▸ **GIVEN PROBLEM**:
Carry none of the pictures over; write out the complete data exactly.

▸ **DATA SEGMENT**:
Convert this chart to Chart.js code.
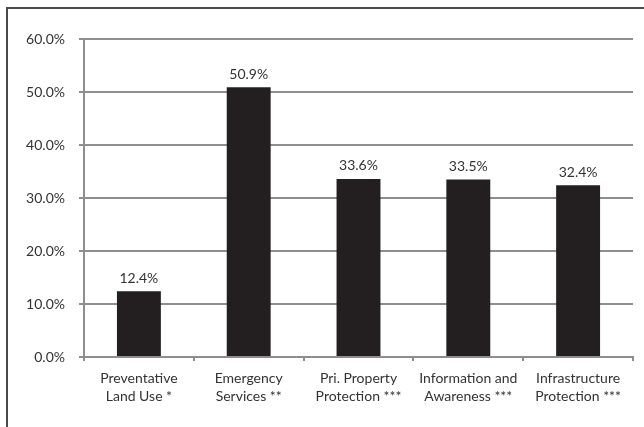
<!DOCTYPE html>
<html>
<head>
<meta charset="utf-8">
<script src="https://cdn.jsdelivr.net/npm/chart.js@4/dist/chart.umd.min.js"></script>
<style>
  html, body { margin: 0; padding: 0; background: #fff; }
  #wrap { position: relative; width: 644px; height: 427px; }
  #frame { position: absolute; left: 6px; top: 7px; right: 0; bottom: 0;
           border-left: 2px solid #4a4a4a; border-top: 2px solid #4a4a4a; }
  canvas { position: absolute; left: 0; top: 0; }
</style>
</head>
<body>
<div id="wrap">
  <div id="frame"></div>
  <canvas id="chart" width="644" height="427"></canvas>
</div>
<script>
const categories = [
  ['Preventative', 'Land Use *'],
  ['Emergency', 'Services **'],
  ['Pri. Property', 'Protection ***'],
  ['Information and', 'Awareness ***'],
  ['Infrastructure', 'Protection ***']
];
const values = [12.4, 50.9, 33.6, 33.5, 32.4];
const yTicks = [0, 10, 20, 30, 40, 50, 60];

const FONT = 'Lato, "Open Sans", sans-serif';
const gridColor = '#8e8e8e';

// value labels above each bar
const barLabels = {
  id: 'barLabels',
  afterDatasetsDraw(chart) {
    const ctx = chart.ctx;
    const meta = chart.getDatasetMeta(0);
    ctx.save();
    ctx.font = '14px ' + FONT;
    ctx.fillStyle = '#333';
    ctx.textAlign = 'center';
    ctx.textBaseline = 'bottom';
    meta.data.forEach((bar, i) => {
      ctx.fillText(values[i].toFixed(1) + '%', bar.x, bar.y - 6);
    });
    ctx.restore();
  }
};

new Chart(document.getElementById('chart'), {
  type: 'bar',
  data: {
    labels: categories,
    datasets: [{
      data: values,
      backgroundColor: '#231f20',
      borderWidth: 0,
      barPercentage: 0.4,
      categoryPercentage: 1
    }]
  },
  options: {
    responsive: false,
    animation: false,
    layout: { padding: { left: 0, right: 11, top: 39, bottom: 0 } },
    plugins: { legend: { display: false }, tooltip: { enabled: false } },
    scales: {
      x: {
        grid: { display: true, offset: true, drawOnChartArea: false, color: gridColor, lineWidth: 2, tickLength: 4 },
        border: { color: gridColor, width: 2 },
        ticks: { color: '#333', font: { family: FONT, size: 14, lineHeight: 1.25 }, padding: 9, maxRotation: 0, autoSkip: false },
        afterFit(scale) { scale.height = 70; }
      },
      y: {
        min: 0,
        max: 60,
        grid: { color: gridColor, lineWidth: 2, tickLength: 5 },
        border: { color: gridColor, width: 2 },
        afterBuildTicks(scale) { scale.ticks = yTicks.map(v => ({ value: v })); },
        ticks: {
          color: '#333',
          font: { family: FONT, size: 14 },
          padding: 14,
          callback: v => v.toFixed(1) + '%'
        },
        afterFit(scale) { scale.width = 84; }
      }
    }
  },
  plugins: [barLabels]
});
</script>
</body>
</html>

▸ **TASK RESPONSE**:
Convert this chart to Chart.js code.
<!DOCTYPE html>
<html>
<head>
<meta charset="utf-8">
<script src="https://cdn.jsdelivr.net/npm/chart.js@4/dist/chart.umd.min.js"></script>
<style>
  html, body { margin: 0; padding: 0; background: #fff; }
  #wrap { position: relative; width: 644px; height: 427px; }
  #frame { position: absolute; left: 6px; top: 7px; right: 0; bottom: 0;
           border-left: 2px solid #4a4a4a; border-top: 2px solid #4a4a4a; }
  canvas { position: absolute; left: 0; top: 0; }
</style>
</head>
<body>
<div id="wrap">
  <div id="frame"></div>
  <canvas id="chart" width="644" height="427"></canvas>
</div>
<script>
const categories = [
  ['Preventative', 'Land Use *'],
  ['Emergency', 'Services **'],
  ['Pri. Property', 'Protection ***'],
  ['Information and', 'Awareness ***'],
  ['Infrastructure', 'Protection ***']
];
const values = [12.4, 50.9, 33.6, 33.5, 32.4];
const yTicks = [0, 10, 20, 30, 40, 50, 60];

const FONT = 'Lato, "Open Sans", sans-serif';
const gridColor = '#8e8e8e';

// value labels above each bar
const barLabels = {
  id: 'barLabels',
  afterDatasetsDraw(chart) {
    const ctx = chart.ctx;
    const meta = chart.getDatasetMeta(0);
    ctx.save();
    ctx.font = '14px ' + FONT;
    ctx.fillStyle = '#333';
    ctx.textAlign = 'center';
    ctx.textBaseline = 'bottom';
    meta.data.forEach((bar, i) => {
      ctx.fillText(values[i].toFixed(1) + '%', bar.x, bar.y - 6);
    });
    ctx.restore();
  }
};

new Chart(document.getElementById('chart'), {
  type: 'bar',
  data: {
    labels: categories,
    datasets: [{
      data: values,
      backgroundColor: '#231f20',
      borderWidth: 0,
      barPercentage: 0.4,
      categoryPercentage: 1
    }]
  },
  options: {
    responsive: false,
    animation: false,
    layout: { padding: { left: 0, right: 11, top: 39, bottom: 0 } },
    plugins: { legend: { display: false }, tooltip: { enabled: false } },
    scales: {
      x: {
        grid: { display: true, offset: true, drawOnChartArea: false, color: gridColor, lineWidth: 2, tickLength: 4 },
        border: { color: gridColor, width: 2 },
        ticks: { color: '#333', font: { family: FONT, size: 14, lineHeight: 1.25 }, padding: 9, maxRotation: 0, autoSkip: false },
        afterFit(scale) { scale.height = 70; }
      },
      y: {
        min: 0,
        max: 60,
        grid: { color: gridColor, lineWidth: 2, tickLength: 5 },
        border: { color: gridColor, width: 2 },
        afterBuildTicks(scale) { scale.ticks = yTicks.map(v => ({ value: v })); },
        ticks: {
          color: '#333',
          font: { family: FONT, size: 14 },
          padding: 14,
          callback: v => v.toFixed(1) + '%'
        },
        afterFit(scale) { scale.width = 84; }
      }
    }
  },
  plugins: [barLabels]
});
</script>
</body>
</html>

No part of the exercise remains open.